While pursuing mindfulness, if we aren’t also honoring our emotions and shortcomings, we’re adopting temporary self-identities and fooling ourselves. To rebirth ourselves and embark on a path toward authenticity and liberation, we might not always be peaceful and mindful. Those pleasant ideas might be the antithesis to our evolution!
To take full advantage of this physical reality that we were born into, there are times when it’s vital to be wild, aggressive, hateful, and full of rage. How else can we know the spectrum of our humanity? And how else can we embody empathy with the hope of helping humanity transform?
Do you see the truth here?
- If you cannot be authentic, you cannot know your limitations or expanded potential.
- If you do not embrace who you are in this moment, you have no platform from which to evolve.
- If you do not begin with accepting your desires and affections, you cannot know what is truly important to you.
- This means that without letting it all flow, you cannot know your path to liberation.
Our true Self is the unrestricted one. In our exploration of our true Selves, we can become aware of our vasanas (problematic attributes and latent tendencies), and then consider releasing them. Heck, we can even enjoy them for a time. We might have moments where we feel a deep peacefulness, and we might begin to taste our true natures and Selves. But if we have not accepted and loved ourselves along the way, we will arrive at the precipice of liberation without having paid the price of admission. We will be forced to turn-around and begin again.
Wait, aren’t we all permitted to expand and enter the kingdoms of Heaven and expanded consciousness?
Yes. We all have tickets to the eternal realms and our most evolved Self, but most of us are obsessed with how we appear to others. Most of us are stuck in hierarchical paradigms that offer no promise of self-acceptance or liberation. The majority of souls living on this planet right now are obsessed with OPP – Other People’s Opinions.
In general, we don’t form our paths and personhood from self-exploration. We create ourselves by believing in religions, trends, misinformation, and self-limiting ideologies. Why? Because we all feel less-than, and we all feel guilty.
Rather than celebrate this complex universe and the gifts we’ve been given, we squash them with political correctness, over-analysis, and self-judgment. Rather than seek forgiveness and the healing of our guilt from within, or in partnership with the divine, electric universe, we ask forgiveness from our religious leaders, families, lovers, and friends. We might also demand it from strangers.
This type of projection-styled life results in two things: a long, repetitive journey – and a failure to achieve our objectives related to self-realization.
Can I choose to be who I truly am, right now?
Sadly, we cannot expand unless we relax into who we are at this moment. We have to forget about the “shoulds” that are over-sold to us by religions and new-ager ideologists, and instead, invest in fully accepting who we are right now. This includes allowing our anger, prejudices, desires, addictions, and bad habits.
To be mindful is lovely.
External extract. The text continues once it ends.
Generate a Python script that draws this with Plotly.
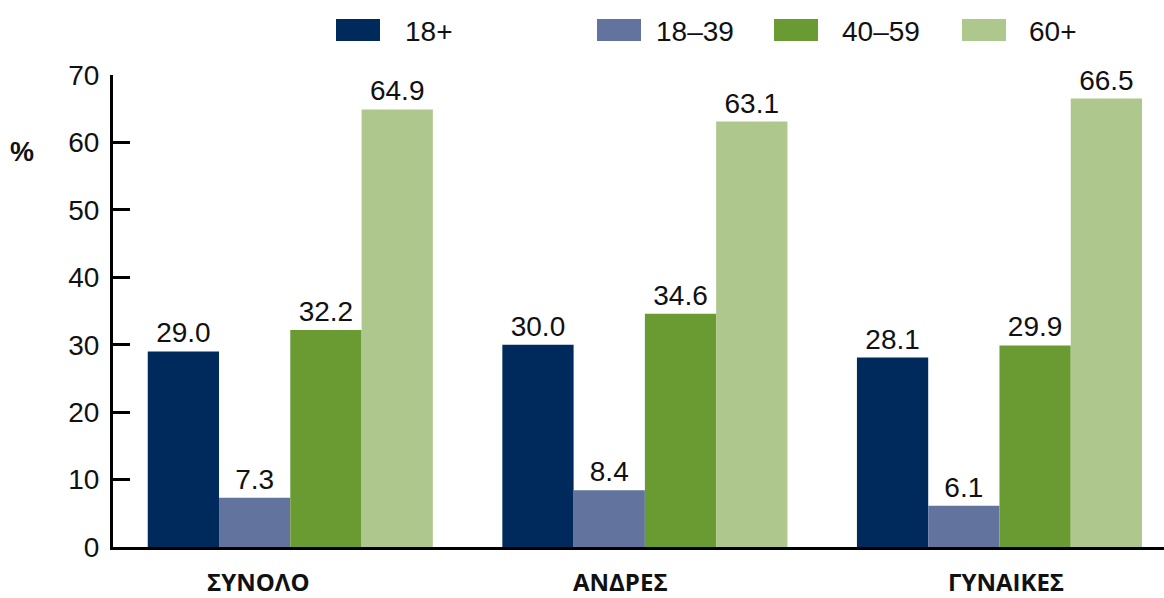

But if we’re ignorant and resentful of who we are, our mindfulness will be based on a projection, illusion, and the false Self. This means it will be based on fantasies and result in experiences that only our false, temporary, contrived Selves will experience. This leaves us completely out of the picture.
In this case, our pursuit of mindfulness will result only in temporary, elusive, possibly damaging, alter-ego gratification – and nothing else.
Where do we go from here?
There’s a reason mindfulness has become so popular in corporate culture: everybody wants to be told that 10 minutes of meditation per day will enable them to change the world – and make money at the same time. It’s a scam.
There’s no simple formula for self-exploration. There are thousands of paths that could lead to expansion and liberation. While everybody is unique, and no path is absolute for all Beings, below are a few steps that might lead you to know and accept who you are right now.
These ideas might also help you break free from your limiting, temporary, and fantasy-based self-identities:
– Accept and love everything about yourself without limits. Remember that every aspect of you is a gift, and it provides a pathway toward a related but more evolved aspect.
– Encourage yourself to explore the people, activities, and beliefs that make you feel good, delicious, excited, and free.
– Enjoy actively participating and validating these aspects. If you love food, find ways to celebrate it. If you love punching people’s faces, take a boxing class. If you love sex, find sexual partners who might fulfill this desire-base.
– While having these experiences, allow yourself to deepen your appreciation for them. As you experience highs, relish them with every part of your Being.
– When you see holes in your beliefs, lows in your experiences, and unforeseen repercussions that make you nervous, consider how you might up-grade or release each of them.
– As you experience projection-failures and relational breakdowns with the people and events that you once thought were valuable, make a note of what you learned from each one.
– Practice gratitude often.
– Consider what you’ve learned. Look within yourself to see how you have participated in these things. Seek to understand why you may have chosen them, why they were successful, and how they may have been less than adequate.
– Explore the possible reasons why you objectified and over- or under-validated yourself, others, and the events that unfolded.
– Allow yourself to feel and express the emotions that are related to your explorations, celebrations, and disappointments. Let it all out.
– Ask yourself why you chose these people, events, and passions in the first place. Answer honestly.
– Forgive everyone involved in each of your disappointments.
– Own the choices that led you to be involved with these people, events, and passions.
– Forgive yourself.
– Upgrade your beliefs and continue exploring what feels enjoyable, connective, and real.
Explore, experience, accept, forgive, emote, let go.
Throughout this process, you’ll evolve.
To improve your realities, both internal and external:
- Embrace relationships, thoughts, intentions, rituals, and ideologies that are infused with liberating principals. Don’t skim off the top, devour the entire stew.
- Seek love only from those who fully accept you for who you are, and what it means to love you.
- Most importantly, be yourself. Be fully embodied and authentic in this lifetime.
- Allow your desires to move through you, not solely for your pleasure, but also so you can learn to dissolve the false-Self and embrace your true, eternal Self. You can’t simply step into a new identity without first absolving the prior.
You are the embodiment of a trajectory that holds every answer you seek. There are no limits, other than those imposed by your oppressors and your loving heart.
Let it all out. Be authentic. Forgive everything. Allow the universe to accept, love, and perfect you.